TASK BRIEF -> Quote word for word the lines below, beginning with the first and ending with the one that has "plt.rcParams['axes.unicode_minus'] = False". Drop the pictures.

+-------+

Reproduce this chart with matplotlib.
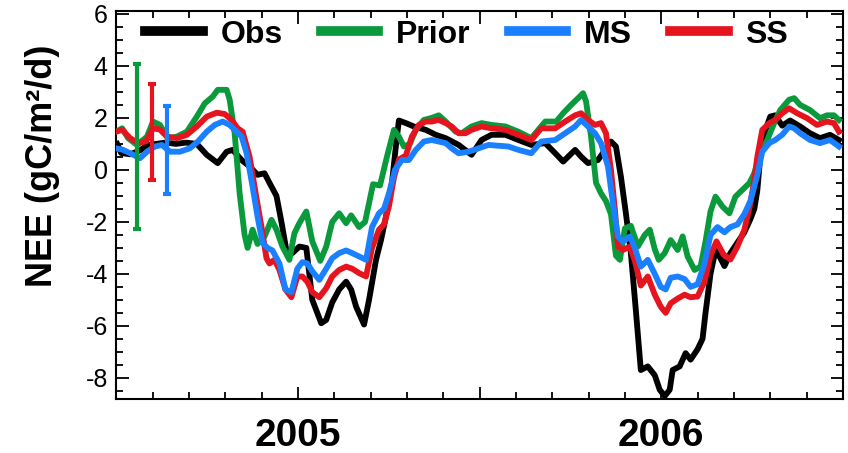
import numpy as np
import matplotlib
matplotlib.use('Agg')
import matplotlib.pyplot as plt
from matplotlib.ticker import MultipleLocator, FixedLocator

plt.rcParams['font.family'] = ['Liberation Sans', 'DejaVu Sans']
plt.rcParams['axes.unicode_minus'] = False

# days since 2005-01-01
obs_day = [1, 5, 14, 24, 31, 40, 50, 60, 70, 81, 91, 102, 111, 117, 126, 134, 142, 149, 154, 161,
           166, 171, 177, 184, 191, 197, 206, 211, 217, 224, 231, 236, 241, 249, 254, 261, 266, 271,
           277, 282, 284, 291, 299, 311, 321, 331, 344, 357, 367, 377, 391, 404, 417, 431, 441, 449,
           461, 467, 474, 484, 497, 502, 507, 512, 517, 522, 527, 534, 541, 546, 551, 556, 559, 566,
           572, 577, 584, 589, 592, 597, 602, 607, 611, 617, 624, 631, 637, 641, 644, 647, 651, 657,
           662, 669, 677, 687, 697, 707, 717, 726]
obs = [1.0, 0.65, 0.6, 0.75, 0.95, 1.0, 1.05, 1.0, 1.05, 1.0, 0.58, 0.26, 0.7, 0.77, 0.38, 0.13,
       -0.19, -0.13, -0.5, -1.0, -2.0, -3.1, -3.2, -2.95, -3.0, -5.0, -5.9, -5.77, -5.1, -4.6, -4.3,
       -4.6, -5.26, -5.95, -5.0, -3.46, -2.7, -1.8, -0.5, 1.28, 1.9, 1.8, 1.67, 1.54, 1.35, 1.22,
       0.96, 0.58, 1.15, 1.35, 1.35, 1.15, 0.96, 1.03, 0.64, 0.32, 0.77, 0.51, 0.26, 0.38, 1.09, 0.9,
       -0.26, -1.67, -3.2, -5.4, -7.7, -7.56, -7.9, -8.46, -8.7, -8.46, -7.7, -7.56, -7.05, -7.3,
       -6.9, -6.5, -5.5, -4.0, -3.1, -3.4, -3.7, -3.2, -2.8, -2.4, -1.9, -1.5, -0.8, 0.5, 1.4, 2.05,
       2.1, 1.7, 1.9, 1.67, 1.41, 1.22, 1.35, 1.15]

prior_day = [0, 6, 12, 21, 31, 37, 44, 52, 61, 71, 81, 89, 97, 102, 111, 114, 119, 124, 129, 132,
             137, 142, 149, 156, 161, 167, 174, 179, 184, 191, 197, 205, 211, 217, 224, 231, 236,
             244, 250, 254, 258, 265, 272, 279, 284, 289, 295, 301, 309, 317, 324, 331, 341, 347,
             357, 367, 377, 391, 404, 417, 431, 442, 449, 457, 464, 469, 472, 477, 482, 487, 492,
             497, 502, 506, 511, 517, 524, 531, 536, 541, 545, 551, 557, 564, 569, 574, 581, 587,
             592, 597, 602, 609, 616, 622, 629, 636, 641, 647, 654, 661, 667, 676, 681, 687, 697,
             707, 714, 721, 726]
prior = [1.47, 1.6, 1.22, 0.96, 1.28, 1.86, 1.73, 1.22, 1.28, 1.47, 2.05, 2.56, 2.82, 3.08, 3.08,
         2.7, 1.41, -0.9, -2.5, -3.0, -2.3, -2.85, -2.56, -1.92, -2.3, -2.95, -3.46, -2.44, -2.05,
         -1.6, -2.75, -3.5, -2.95, -2.0, -1.67, -2.05, -1.75, -2.2, -2.0, -1.28, -0.55, -0.6, 0.51,
         1.54, 1.28, 0.9, 1.0, 1.54, 1.92, 2.0, 2.1, 1.86, 1.47, 1.41, 1.67, 1.8, 1.73, 1.67, 1.47,
         1.22, 1.86, 1.86, 2.18, 2.5, 2.76, 2.95, 2.63, 1.28, -0.5, -0.9, -1.2, -1.7, -3.3, -3.46,
         -2.25, -2.15, -2.95, -2.5, -2.3, -3.05, -3.46, -3.2, -2.7, -3.08, -2.56, -3.33, -3.85,
         -3.72, -2.75, -1.6, -1.03, -1.41, -1.67, -1.03, -0.77, -0.51, -0.13, 0.64, 1.15, 1.8, 2.3,
         2.7, 2.76, 2.5, 2.3, 1.99, 2.1, 2.1, 1.92]

ms_day = [0, 7, 14, 24, 31, 39, 46, 54, 64, 74, 82, 91, 99, 107, 114, 121, 126, 131, 137, 142,
          147, 152, 157, 164, 170, 176, 182, 187, 192, 197, 204, 211, 217, 224, 231, 237, 244, 251,
          257, 264, 269, 274, 280, 287, 294, 301, 309, 317, 324, 331, 337, 344, 354, 364, 374, 384,
          394, 404, 417, 427, 441, 451, 461, 467, 474, 481, 487, 494, 499, 504, 509, 516, 521, 527,
          534, 541, 547, 552, 557, 564, 571, 577, 584, 591, 597, 604, 611, 617, 624, 631, 637, 644,
          649, 656, 662, 669, 676, 681, 687, 697, 707, 717, 726]
ms = [0.83, 0.77, 0.64, 0.45, 0.7, 0.9, 0.96, 0.7, 0.7, 0.83, 1.09, 1.47, 1.73, 1.86, 1.73, 1.47,
      1.28, 0.64, -0.64, -1.8, -2.8, -3.0, -3.1, -3.6, -4.6, -4.7, -3.8, -3.55, -3.6, -3.9, -4.23,
      -3.8, -3.4, -3.2, -3.1, -3.2, -3.33, -3.46, -2.2, -1.67, -1.5, -0.9, 0.0, 0.38, 0.38, 0.77,
      1.09, 1.15, 1.09, 1.03, 0.83, 0.64, 0.7, 0.83, 0.96, 0.93, 0.9, 0.77, 0.64, 1.09, 1.15, 1.41,
      1.67, 1.92, 1.67, 1.41, 1.03, 0.13, -1.28, -2.56, -2.76, -2.56, -3.0, -3.72, -3.46, -4.0,
      -4.5, -4.6, -4.15, -4.1, -4.2, -4.5, -4.4, -3.6, -2.5, -2.2, -2.4, -2.2, -2.1, -1.7, -1.2,
      -0.2, 0.7, 1.03, 1.15, 1.35, 1.67, 1.6, 1.41, 1.15, 1.03, 1.15, 0.9]

ss_day = [0, 6, 14, 22, 30, 37, 44, 51, 61, 71, 81, 91, 101, 109, 116, 122, 127, 134, 141, 146,
          151, 154, 159, 164, 170, 176, 182, 187, 192, 197, 204, 211, 217, 224, 231, 237, 244, 251,
          257, 264, 269, 274, 279, 284, 291, 297, 304, 311, 317, 324, 331, 337, 344, 351, 357, 367,
          377, 391, 404, 417, 427, 441, 451, 461, 467, 474, 481, 487, 492, 497, 501, 504, 509, 516,
          521, 527, 534, 541, 547, 552, 557, 564, 571, 577, 584, 591, 597, 603, 610, 617, 624, 631,
          637, 641, 644, 649, 656, 662, 669, 676, 684, 694, 704, 714, 721, 726]
ss = [1.47, 1.54, 1.22, 1.03, 1.1, 1.6, 1.55, 1.28, 1.22, 1.35, 1.67, 2.05, 2.2, 2.15, 1.92, 1.6,
      1.47, 0.51, -1.1, -2.2, -3.4, -3.6, -3.46, -3.85, -4.6, -4.9, -4.1, -4.1, -4.3, -4.7, -4.9,
      -4.55, -4.1, -3.85, -3.72, -3.8, -3.97, -4.1, -3.0, -2.3, -2.1, -1.4, -0.3, 0.4, 0.55, 1.28,
      1.73, 1.86, 1.86, 1.92, 1.8, 1.67, 1.41, 1.41, 1.54, 1.67, 1.6, 1.54, 1.35, 1.15, 1.6, 1.6,
      1.86, 2.1, 2.18, 1.92, 1.73, 1.8, 1.41, 0.0, -1.54, -2.95, -3.08, -2.95, -3.5, -4.45, -4.1,
      -4.8, -5.26, -5.5, -5.13, -4.95, -4.8, -4.9, -4.87, -4.3, -3.3, -2.75, -3.25, -3.45, -2.95,
      -2.3, -1.3, -0.38, 0.5, 1.54, 1.8, 1.92, 2.18, 2.37, 2.18, 1.99, 1.73, 1.86, 1.8, 1.47]

# uncertainty bars near the start
err_day = [20.7, 35.7, 50.7]
err_mid = [0.9, 1.46, 0.78]
err_half = [3.18, 1.85, 1.69]

col_obs = '#000000'
col_prior = '#0a9a3c'
col_ms = '#1a80ff'
col_ss = '#e5141e'

fig = plt.figure(figsize=(8.48, 4.53), dpi=100)
ax = fig.add_axes([0.137, 0.12, 0.857, 0.855])

lw = 4.2
ax.plot(obs_day, obs, color=col_obs, lw=lw, label='Obs', zorder=2)
ax.plot(prior_day, prior, color=col_prior, lw=lw, label='Prior', zorder=3)
ax.plot(ss_day, ss, color=col_ss, lw=lw, label='SS', zorder=4)
ax.plot(ms_day, ms, color=col_ms, lw=lw, label='MS', zorder=5)

for d, m, e, c in zip(err_day, err_mid, err_half, [col_prior, col_ss, col_ms]):
    ax.errorbar([d], [m], yerr=[e], fmt='none', ecolor=c, elinewidth=3,
                capsize=3, capthick=3, zorder=6)

ax.set_xlim(0, 730)
ax.set_ylim(-8.8, 6.1)

ax.xaxis.set_major_locator(FixedLocator([0, 182.5, 365, 547.5, 730]))
ax.set_xticklabels(['', '2005', '', '2006', ''], fontsize=28, fontweight='bold')
ax.xaxis.set_minor_locator(MultipleLocator(36.5))
ax.yaxis.set_major_locator(MultipleLocator(2))
ax.yaxis.set_minor_locator(MultipleLocator(0.5))

ax.tick_params(which='both', direction='in', top=True, right=True, width=1.3)
ax.tick_params(which='major', length=9)
ax.tick_params(which='minor', length=5)
ax.tick_params(axis='x', which='major', pad=14)
ax.tick_params(axis='y', which='major', labelsize=18, pad=6)

for s in ax.spines.values():
    s.set_linewidth(1.5)

ax.set_ylabel('NEE (gC/m²/d)', fontsize=26, fontweight='bold', va='center')
ax.yaxis.set_label_coords(-0.102, 0.60)

h, l = ax.get_legend_handles_labels()
order = [0, 1, 3, 2]
leg = ax.legend([h[i] for i in order], [l[i] for i in order], loc='upper left',
                bbox_to_anchor=(0.018, 1.02), ncol=4, frameon=False, borderpad=0,
                handlelength=1.8, handletextpad=0.55, columnspacing=1.2,
                prop={'size': 23, 'weight': 'bold'})
for line in leg.get_lines():
    line.set_linewidth(7)

plt.savefig('out.png', dpi=100)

+-------+

FINAL RESULT ->
Reproduce this chart with matplotlib.
import numpy as np
import matplotlib
matplotlib.use('Agg')
import matplotlib.pyplot as plt
from matplotlib.ticker import MultipleLocator, FixedLocator

plt.rcParams['font.family'] = ['Liberation Sans', 'DejaVu Sans']
plt.rcParams['axes.unicode_minus'] = False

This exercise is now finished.